◆ Task details:
Transcribe all of the data exactly. Omit the pictures.

◆ Dataset extract:
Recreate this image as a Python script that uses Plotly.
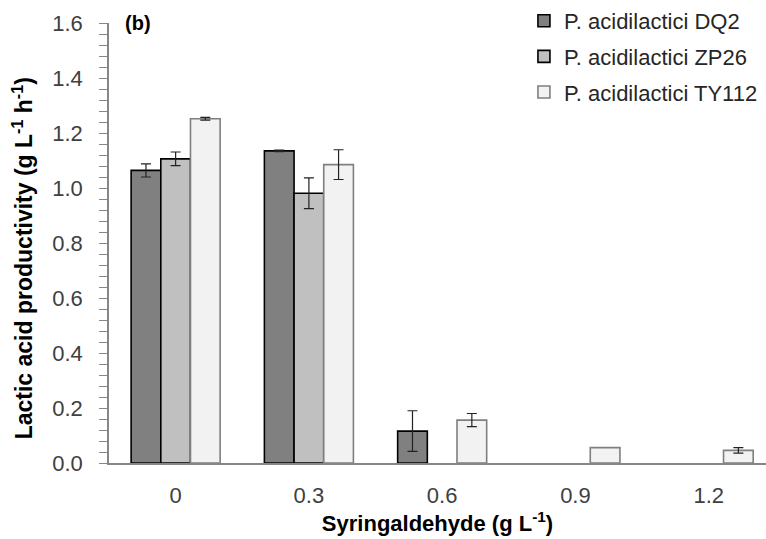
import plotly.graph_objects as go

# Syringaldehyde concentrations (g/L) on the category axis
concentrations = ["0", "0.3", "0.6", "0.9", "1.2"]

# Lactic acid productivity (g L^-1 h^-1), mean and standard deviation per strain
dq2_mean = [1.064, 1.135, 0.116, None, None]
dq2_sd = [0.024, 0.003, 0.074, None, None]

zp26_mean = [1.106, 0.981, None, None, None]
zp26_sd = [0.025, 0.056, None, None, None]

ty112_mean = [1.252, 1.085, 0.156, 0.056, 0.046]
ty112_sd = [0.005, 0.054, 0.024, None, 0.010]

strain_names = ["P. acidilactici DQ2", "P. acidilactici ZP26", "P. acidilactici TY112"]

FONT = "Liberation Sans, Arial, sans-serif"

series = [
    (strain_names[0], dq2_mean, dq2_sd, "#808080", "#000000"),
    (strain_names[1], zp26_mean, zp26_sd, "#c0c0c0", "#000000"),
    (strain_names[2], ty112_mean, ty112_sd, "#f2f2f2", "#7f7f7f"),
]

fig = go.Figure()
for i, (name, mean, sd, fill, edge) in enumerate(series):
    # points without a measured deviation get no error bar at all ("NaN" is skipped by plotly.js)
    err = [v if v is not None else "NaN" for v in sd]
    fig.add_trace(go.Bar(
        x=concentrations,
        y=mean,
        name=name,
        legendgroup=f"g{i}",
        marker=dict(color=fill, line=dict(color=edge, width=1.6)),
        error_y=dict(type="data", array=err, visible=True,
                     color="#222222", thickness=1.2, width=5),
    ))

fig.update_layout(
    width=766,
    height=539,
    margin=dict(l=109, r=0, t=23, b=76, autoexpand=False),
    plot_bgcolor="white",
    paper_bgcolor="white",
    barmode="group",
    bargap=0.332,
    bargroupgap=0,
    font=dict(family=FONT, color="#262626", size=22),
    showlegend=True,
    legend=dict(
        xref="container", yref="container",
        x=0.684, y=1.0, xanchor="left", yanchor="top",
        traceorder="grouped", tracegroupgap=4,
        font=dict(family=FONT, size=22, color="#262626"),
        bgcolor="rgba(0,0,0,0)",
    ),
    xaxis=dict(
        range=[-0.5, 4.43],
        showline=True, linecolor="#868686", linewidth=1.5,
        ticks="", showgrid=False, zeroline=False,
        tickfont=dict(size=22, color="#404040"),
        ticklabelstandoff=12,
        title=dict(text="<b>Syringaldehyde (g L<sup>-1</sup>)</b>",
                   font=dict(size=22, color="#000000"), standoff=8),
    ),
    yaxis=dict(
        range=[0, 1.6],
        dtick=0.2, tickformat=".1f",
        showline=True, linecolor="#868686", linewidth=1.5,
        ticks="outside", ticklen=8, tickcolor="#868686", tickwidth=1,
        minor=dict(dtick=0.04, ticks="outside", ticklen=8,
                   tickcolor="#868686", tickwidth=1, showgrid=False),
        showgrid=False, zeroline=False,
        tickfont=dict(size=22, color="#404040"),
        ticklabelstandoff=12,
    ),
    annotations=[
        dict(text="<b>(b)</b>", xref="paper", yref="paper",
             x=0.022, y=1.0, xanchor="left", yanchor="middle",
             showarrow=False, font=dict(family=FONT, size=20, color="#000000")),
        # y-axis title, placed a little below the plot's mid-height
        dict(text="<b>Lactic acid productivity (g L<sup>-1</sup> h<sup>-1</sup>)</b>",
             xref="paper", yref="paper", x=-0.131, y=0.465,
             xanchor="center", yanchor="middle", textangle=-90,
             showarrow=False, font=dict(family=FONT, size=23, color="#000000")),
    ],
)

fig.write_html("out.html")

◆ In response:
Recreate this image as a Python script that uses Plotly.
import plotly.graph_objects as go

# Syringaldehyde concentrations (g/L) on the category axis
concentrations = ["0", "0.3", "0.6", "0.9", "1.2"]

# Lactic acid productivity (g L^-1 h^-1), mean and standard deviation per strain
dq2_mean = [1.064, 1.135, 0.116, None, None]
dq2_sd = [0.024, 0.003, 0.074, None, None]

zp26_mean = [1.106, 0.981, None, None, None]
zp26_sd = [0.025, 0.056, None, None, None]

ty112_mean = [1.252, 1.085, 0.156, 0.056, 0.046]
ty112_sd = [0.005, 0.054, 0.024, None, 0.010]

strain_names = ["P. acidilactici DQ2", "P. acidilactici ZP26", "P. acidilactici TY112"]

FONT = "Liberation Sans, Arial, sans-serif"

series = [
    (strain_names[0], dq2_mean, dq2_sd, "#808080", "#000000"),
    (strain_names[1], zp26_mean, zp26_sd, "#c0c0c0", "#000000"),
    (strain_names[2], ty112_mean, ty112_sd, "#f2f2f2", "#7f7f7f"),
]

fig = go.Figure()
for i, (name, mean, sd, fill, edge) in enumerate(series):
    # points without a measured deviation get no error bar at all ("NaN" is skipped by plotly.js)
    err = [v if v is not None else "NaN" for v in sd]
    fig.add_trace(go.Bar(
        x=concentrations,
        y=mean,
        name=name,
        legendgroup=f"g{i}",
        marker=dict(color=fill, line=dict(color=edge, width=1.6)),
        error_y=dict(type="data", array=err, visible=True,
                     color="#222222", thickness=1.2, width=5),
    ))

fig.update_layout(
    width=766,
    height=539,
    margin=dict(l=109, r=0, t=23, b=76, autoexpand=False),
    plot_bgcolor="white",
    paper_bgcolor="white",
    barmode="group",
    bargap=0.332,
    bargroupgap=0,
    font=dict(family=FONT, color="#262626", size=22),
    showlegend=True,
    legend=dict(
        xref="container", yref="container",
        x=0.684, y=1.0, xanchor="left", yanchor="top",
        traceorder="grouped", tracegroupgap=4,
        font=dict(family=FONT, size=22, color="#262626"),
        bgcolor="rgba(0,0,0,0)",
    ),
    xaxis=dict(
        range=[-0.5, 4.43],
        showline=True, linecolor="#868686", linewidth=1.5,
        ticks="", showgrid=False, zeroline=False,
        tickfont=dict(size=22, color="#404040"),
        ticklabelstandoff=12,
        title=dict(text="<b>Syringaldehyde (g L<sup>-1</sup>)</b>",
                   font=dict(size=22, color="#000000"), standoff=8),
    ),
    yaxis=dict(
        range=[0, 1.6],
        dtick=0.2, tickformat=".1f",
        showline=True, linecolor="#868686", linewidth=1.5,
        ticks="outside", ticklen=8, tickcolor="#868686", tickwidth=1,
        minor=dict(dtick=0.04, ticks="outside", ticklen=8,
                   tickcolor="#868686", tickwidth=1, showgrid=False),
        showgrid=False, zeroline=False,
        tickfont=dict(size=22, color="#404040"),
        ticklabelstandoff=12,
    ),
    annotations=[
        dict(text="<b>(b)</b>", xref="paper", yref="paper",
             x=0.022, y=1.0, xanchor="left", yanchor="middle",
             showarrow=False, font=dict(family=FONT, size=20, color="#000000")),
        # y-axis title, placed a little below the plot's mid-height
        dict(text="<b>Lactic acid productivity (g L<sup>-1</sup> h<sup>-1</sup>)</b>",
             xref="paper", yref="paper", x=-0.131, y=0.465,
             xanchor="center", yanchor="middle", textangle=-90,
             showarrow=False, font=dict(family=FONT, size=23, color="#000000")),
    ],
)

fig.write_html("out.html")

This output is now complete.